Bestselling author and writer Jonathan Lethem has also been tied to North Atlantic Books as the publisher's first paid employee, and later provided an introduction for Theodore Sturgeon's book The Man Who Lost the Sea.

==Awards and recognition==
- 2004: BJ Ward was awarded the Pushcart Prize for his poem "Roy Orbison's Last Three Notes."
- 2008: The PEN Oakland/Josephine Miles Literary Award was given to Cecil Brown for Dude, Where's My Black Studies Department?: The Disappearance of Black Americans from Our Universities.
- 2008: Phoebe Gloeckner, author of A Child's Life and Other Stories and Diary of a Teenage Girl, was awarded a Guggenheim Fellowship.
- 2011: Publishers Weekly listed North Atlantic Books as a "Top 10 Fastest Growing Indie Publisher."
- 2011: Endless Path by Rafe Martin received a Storytelling World Resource Award in the Storytelling Collection category.
- 2011: Noach Dzmura, editor of Balancing on the Mechitza: Transgender in Jewish Community, received the Lambda Literary Award for the best nonfiction piece in the Transgender category.
- 2011: Keep Your Wives Away From Them, an anthology edited by Miryam Kabakov, received a Golden Crown Literary Award in the Anthology category.2012: Publishers Weekly featured North Atlantic Books in its annual "Mind, Body, Spirit" issue, noting, "As NAB approaches its 40th anniversary,... it continues to evolve within the body, mind, and spirit segment,... keep pace with changing tastes,... expand the reach of its established authors through new formats," and engage its audience through "the new NAB Communities interactive social network and web journal."
- 2013: The PEN Oakland/Josephine Miles Literary Award was given to Christopher Wagstaff for A Poet's Mind: Collected Interviews of Robert Duncan.

==Evolver Editions==
Launched in 2011, Evolver Editions is an imprint of North Atlantic Books presenting voices of the transformation movement of "psychic evolution," a spiritual counterculture that explores the concept of consciousness. The imprint is a collaboration between North Atlantic Books and Evolver LLC, which publishes the online magazine Reality Sandwich and online social network Evolver.net. Topics covered by Evolver Editions' authors include shamanism, environmental design, theories in cosmology, and strategies for political organizing. Key authors include Daniel Pinchbeck, José Argüelles (organizer of the 1987 Harmonic Convergence), Tom Atlee, and Charles Eisenstein.

==Blue Snake Books==
Blue Snake Books was founded in 2005 as a dedicated martial arts imprint of North Atlantic Books, though the company has been publishing martial arts titles for more than 25 years. Disciplines of martial arts featured include capoeira, karate, muay thai, tai chi, bagua, judo, and jujutsu. Blue Snake Books authors include tai chi master Bruce Frantzis.

==Io Magazine==
While Grossinger was a student at Amherst College and Hough was at Smith College in Massachusetts, they founded North Atlantic Books' progenitor Io Magazine, an alternative college literary magazine in 1964, featuring work from Robert Kelly, Charles Stein, and Nels Richardson, among others. Over the next decade, Io became a counter-cultural journal mixing literature, science, and history, as it came out of Michigan, Maine, and Vermont with issues such as "Alchemy", "Doctrine of Signatures", "Ethnoastronomy", "Oecology", "Dreams", "Earth Geography", and "The Olson-Melville Sourcebooks". Io is credited with publishing early works by Stephen King (his poem, "Brooklyn August," was featured in Io Issue #10), Jayne Anne Phillips, poets Robert Duncan, Charles Olson, Ed Sanders, Diane di Prima, as well as the work of writers including David Wilk, Rob Brezsny, and Phoebe Gloeckner.
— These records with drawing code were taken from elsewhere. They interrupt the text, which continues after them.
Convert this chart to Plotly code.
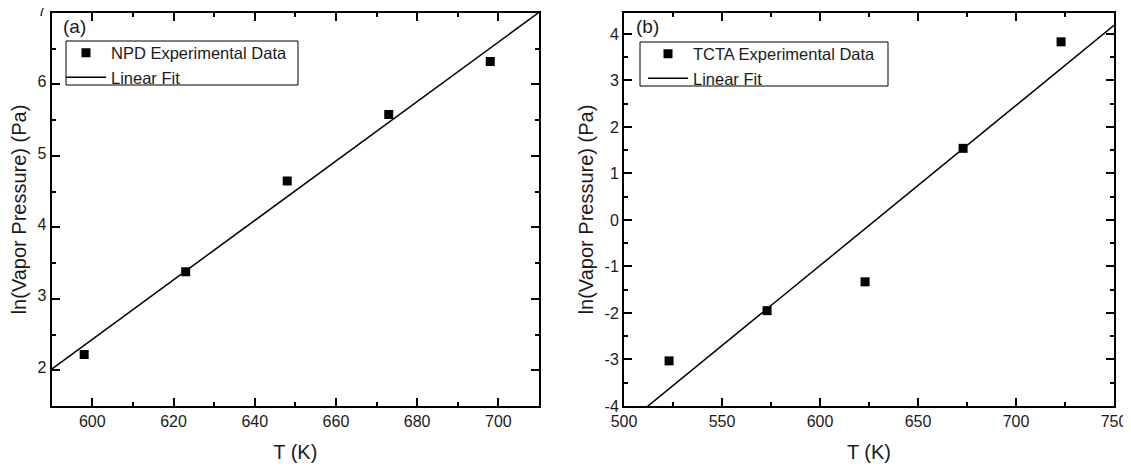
import numpy as np
import plotly.graph_objects as go

# ---- data ----
npd_T = [598, 623, 648, 673, 698]
npd_lnP = [2.22, 3.38, 4.65, 5.58, 6.32]
tcta_T = [523, 573, 623, 673, 723]
tcta_lnP = [-3.03, -1.95, -1.33, 1.54, 3.83]

npd_xrange = [590, 710]
npd_yrange = [1.5, 7]
npd_xticks = [600, 620, 640, 660, 680, 700]
npd_yticks = [2, 3, 4, 5, 6, 7]

tcta_xrange = [500, 750]
tcta_yrange = [-4, 4.45]
tcta_xticks = [500, 550, 600, 650, 700, 750]
tcta_yticks = [-4, -3, -2, -1, 0, 1, 2, 3, 4]

FONT = "Arial, Liberation Sans, sans-serif"
TXT = "#1a1a1a"

# page has an 8px body margin: lay out in reference-pixel coordinates minus that offset
OFF = 8
W, H = 1131 - OFF, 470 - OFF
TOP, BOT = 13, 406          # plot area top/bottom in reference pixels


def px(x):
    return (x - OFF) / W


def py(y):
    return (BOT - y) / (BOT - TOP)


def fit_line(x, y, xr):
    k, b = np.polyfit(x, y, 1)
    xs = np.array(xr, dtype=float)
    return xs, k * xs + b


fig = go.Figure()

fx, fy = fit_line(npd_T, npd_lnP, npd_xrange)
fig.add_trace(go.Scatter(x=npd_T, y=npd_lnP, mode="markers", name="NPD Experimental Data",
                         marker=dict(symbol="square", size=9, color="black"),
                         xaxis="x", yaxis="y", legend="legend"))
fig.add_trace(go.Scatter(x=fx, y=fy, mode="lines", name="Linear Fit",
                         line=dict(color="black", width=1.5),
                         xaxis="x", yaxis="y", legend="legend"))

gx, gy = fit_line(tcta_T, tcta_lnP, tcta_xrange)
fig.add_trace(go.Scatter(x=tcta_T, y=tcta_lnP, mode="markers", name="TCTA Experimental Data",
                         marker=dict(symbol="square", size=9, color="black"),
                         xaxis="x2", yaxis="y2", legend="legend2"))
fig.add_trace(go.Scatter(x=gx, y=gy, mode="lines", name="Linear Fit",
                         line=dict(color="black", width=1.5),
                         xaxis="x2", yaxis="y2", legend="legend2"))


def axis(domain, rng, ticks, minor_dtick, title, anchor, standoff):
    return dict(
        domain=domain, range=rng, anchor=anchor, automargin=False,
        tickmode="array", tickvals=ticks, ticktext=[str(t) for t in ticks],
        ticklabeloverflow="allow",
        ticks="inside", ticklen=8, tickwidth=1.5, tickcolor="black",
        minor=dict(dtick=minor_dtick, tick0=0, ticks="inside", ticklen=4, tickwidth=1.5,
                   tickcolor="black"),
        showline=True, linecolor="black", linewidth=2, mirror="ticks",
        showgrid=False, zeroline=False,
        tickfont=dict(family=FONT, size=16, color=TXT),
        title=dict(text=title, font=dict(family=FONT, size=20, color=TXT), standoff=standoff),
    )


legend_style = dict(xanchor="left", yanchor="top", borderwidth=0,
                    bgcolor="rgba(0,0,0,0)",
                    font=dict(family=FONT, size=16.5, color=TXT), tracegroupgap=0,
                    itemwidth=40)

fig.update_layout(
    width=W, height=H,
    margin=dict(l=0, r=0, t=TOP - OFF, b=H - (BOT - OFF)),
    paper_bgcolor="white", plot_bgcolor="white",
    showlegend=True,
    xaxis=axis([px(51.7), px(539)], npd_xrange, npd_xticks, 10, "T (K)", "y", 16),
    yaxis=axis([0, 1], npd_yrange, npd_yticks, 0.5, "ln(Vapor Pressure) (Pa)", "x", 6),
    xaxis2=axis([px(624), px(1114)], tcta_xrange, tcta_xticks, 25, "T (K)", "y2", 16),
    yaxis2=axis([0, 1], tcta_yrange, tcta_yticks, 0.5, "ln(Vapor Pressure) (Pa)", "x2", 6),
    legend=dict(x=px(61), y=py(35.5), **legend_style),
    legend2=dict(x=px(643), y=py(36.5), **legend_style),
    shapes=[
        dict(type="rect", xref="paper", yref="paper", x0=px(66), x1=px(298),
             y0=py(85), y1=py(41), line=dict(color="black", width=1),
             fillcolor="white", layer="below"),
        dict(type="rect", xref="paper", yref="paper", x0=px(640), x1=px(888),
             y0=py(86), y1=py(42), line=dict(color="black", width=1),
             fillcolor="white", layer="below"),
    ],
    annotations=[
        dict(text="(a)", x=px(61), y=py(26.5), xref="paper", yref="paper",
             xanchor="left", yanchor="middle", showarrow=False,
             font=dict(family=FONT, size=19, color=TXT)),
        dict(text="(b)", x=px(634), y=py(26.5), xref="paper", yref="paper",
             xanchor="left", yanchor="middle", showarrow=False,
             font=dict(family=FONT, size=19, color=TXT)),
    ],
)

# nudge the left y tick labels down slightly so the top "7" is not clipped at the page edge
fig.update_layout(yaxis_ticklabelshift=-3)

fig.write_html("out.html")
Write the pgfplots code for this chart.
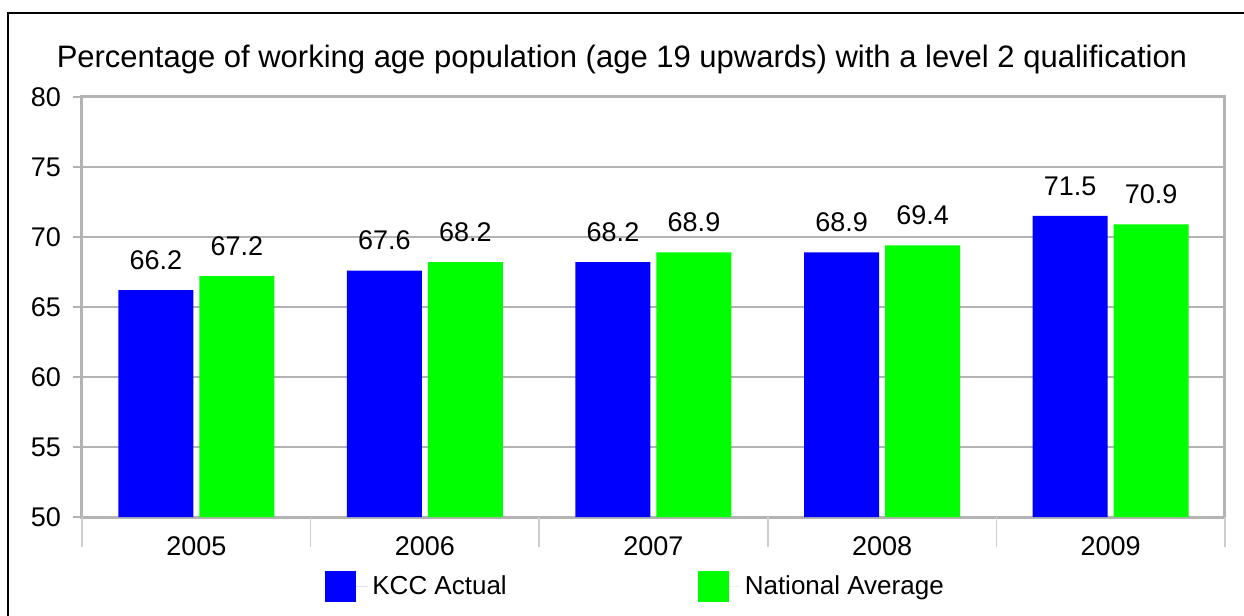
\documentclass[border=0pt]{standalone}
\usepackage{pgfplots}
\pgfplotsset{compat=1.18}
\usepackage{fontspec}
\setmainfont{Liberation Sans}

\definecolor{kccblue}{RGB}{0,0,255}
\definecolor{natgreen}{RGB}{0,255,0}
\definecolor{gridgray}{RGB}{179,179,179}
\definecolor{sepgray}{RGB}{205,205,205}

\pgfplotsset{
    sqlegend/.style={legend image code/.code={
        \fill[##1] (0pt,-7.75pt) rectangle (15.5pt,7.75pt);
        \path (0pt,0pt) -- (21.5pt,0pt);}},
}

\begin{document}
\begin{tikzpicture}
\begin{axis}[
    at={(0pt,0pt)}, anchor=south west,
    scale only axis,
    width=571.5pt, height=210pt,
    ybar=3pt, bar width=37.5pt,
    xmin=-0.5, xmax=4.5,
    ymin=50, ymax=80,
    ytick={50,55,...,80},
    xtick={0,1,2,3,4},
    xticklabels={2005,2006,2007,2008,2009},
    xtick style={draw=none},
    extra x ticks={-0.5,0.5,1.5,2.5,3.5,4.5},
    extra x tick labels={},
    extra x tick style={xtick style={draw=sepgray, line width=0.8pt}, major tick length=15pt},
    tick pos=left,
    ymajorgrids,
    grid style={gridgray, line width=1.2pt},
    axis line style={gridgray, line width=1.5pt},
    ytick style={gridgray, line width=1.2pt},
    tick align=outside,
    major tick length=4.5pt,
    tick label style={font=\fontsize{13.5}{16}\selectfont},
    yticklabel style={xshift=-2.5pt},
    xticklabel style={yshift=-2pt},
    /pgf/number format/assume math mode=true,
    nodes near coords={\pgfmathprintnumber[fixed,fixed zerofill,precision=1]{\pgfplotspointmeta}},
    nodes near coords style={font=\fontsize{13.5}{16}\selectfont, text=black, yshift=6.7pt},
    legend style={at={(0.2126,-0.1655)}, anchor=west, draw=none, fill=none,
        inner sep=0pt, font=\fontsize{13}{15}\selectfont,
        /tikz/every even column/.append style={column sep=93.5pt}},
    legend columns=2,
]

\addplot[fill=kccblue, draw=none, sqlegend] coordinates {
    (0, 66.2)
    (1, 67.6)
    (2, 68.2)
    (3, 68.9)
    (4, 71.5)
};
\addlegendentry{KCC Actual}

\addplot[fill=natgreen, draw=none, sqlegend] coordinates {
    (0, 67.2)
    (1, 68.2)
    (2, 68.9)
    (3, 69.4)
    (4, 70.9)
};
\addlegendentry{National Average}

\end{axis}
% outer frame (only left and top edges visible)
\draw[black, line width=1.1pt] (-37pt,-60pt) -- (-37pt,252pt) -- (600pt,252pt);
\node[anchor=base, font=\fontsize{15.5}{18}\selectfont] at (270pt,224.5pt)
    {Percentage of working age population (age 19 upwards) with a level 2 qualification};
\pgfresetboundingbox
\useasboundingbox (-41pt,-49.5pt) rectangle (581pt,258.5pt);
\end{tikzpicture}
\end{document}
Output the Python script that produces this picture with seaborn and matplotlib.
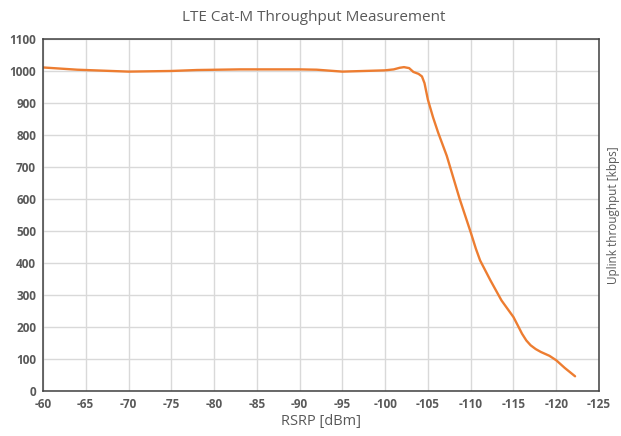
import matplotlib
matplotlib.use("Agg")
import matplotlib.pyplot as plt
import seaborn as sns
import pandas as pd
import numpy as np

# values
rsrp = [-60, -64, -70, -75, -78, -83, -90, -92, -95, -100, -101, -101.7, -102.2,
        -102.8, -103.3, -103.9, -104.3, -104.6, -105, -105.6, -106.2, -107.2, -108.7, -110,
        -110.6, -111.1, -112.3, -113.6, -115, -115.6, -116, -116.5, -117, -117.6, -118.2,
        -119.2, -120, -121, -122.2]
throughput = [1011, 1004, 998, 1000, 1003, 1005, 1005, 1004, 998, 1002, 1005, 1010, 1012,
              1009, 997, 991, 983, 962, 910, 855, 807, 735, 601, 496,
              445, 408, 346, 283, 231, 200, 179, 158, 143, 131, 122,
              110, 96, 72, 46]

x_ticks = [-60, -65, -70, -75, -80, -85, -90, -95, -100, -105, -110, -115, -120, -125]
y_ticks = [0, 100, 200, 300, 400, 500, 600, 700, 800, 900, 1000, 1100]

df = pd.DataFrame({"RSRP": rsrp, "Throughput": throughput})

sns.set_style("white")
plt.rcParams["font.family"] = ["Open Sans", "DejaVu Sans"]
grey = "#595959"

fig = plt.figure(figsize=(6.21, 4.36), dpi=100)
ax = fig.add_axes([0.0692, 0.1032, 0.8954, 0.8074])

sns.lineplot(data=df, x="RSRP", y="Throughput", ax=ax, color="#ED7D31", linewidth=1.7)

ax.set_xlim(-60, -125)
ax.set_ylim(0, 1100)
ax.set_xticks(x_ticks)
ax.set_yticks(y_ticks)
ax.set_xticklabels([str(t) for t in x_ticks], fontweight="bold", color=grey, fontsize=8.5)
ax.set_yticklabels([str(t) for t in y_ticks], fontweight="bold", color=grey, fontsize=8.5)
ax.tick_params(axis="both", direction="inout", length=6, width=1, color="#404040", pad=2)
ax.grid(True, color="#D9D9D9", linewidth=1)
for s in ax.spines.values():
    s.set_color("#404040")
    s.set_linewidth(1.1)

ax.set_xlabel("RSRP [dBm]", color=grey, fontsize=10.5)
ax.xaxis.set_label_coords(0.5, -0.065)
ax.set_ylabel("")

fig.text(0.505, 0.96, "LTE Cat-M Throughput Measurement", ha="center", va="center",
         color=grey, fontsize=11)
fig.text(614 / 621, 0.507, "Uplink throughput [kbps]", rotation=90, ha="center", va="center",
         color=grey, fontsize=8.5)

fig.savefig("out.png", dpi=100)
In 2009, North Atlantic books created the Io Poetry Series, featuring collections from under-recognized voices in American poetry. Featured poets include Gerrit Lansing, Kenneth Irby, Lindy Hough, and Lenore Kandel. In 2010, Kenneth Irby's Io Poetry Series book The Intent On received the Poetry Society of America's 2010 Shelley Memorial Award. In 2012, North Atlantic Books published Collected Poems of Lenore Kandel, which included several never-before-published poems by the Beat Generation writer and an introduction by poet Diane di Prima. In 2013, it released Catching Light, a collection featuring many never-before published poems by Joanna McClure and a foreword by Michael McClure.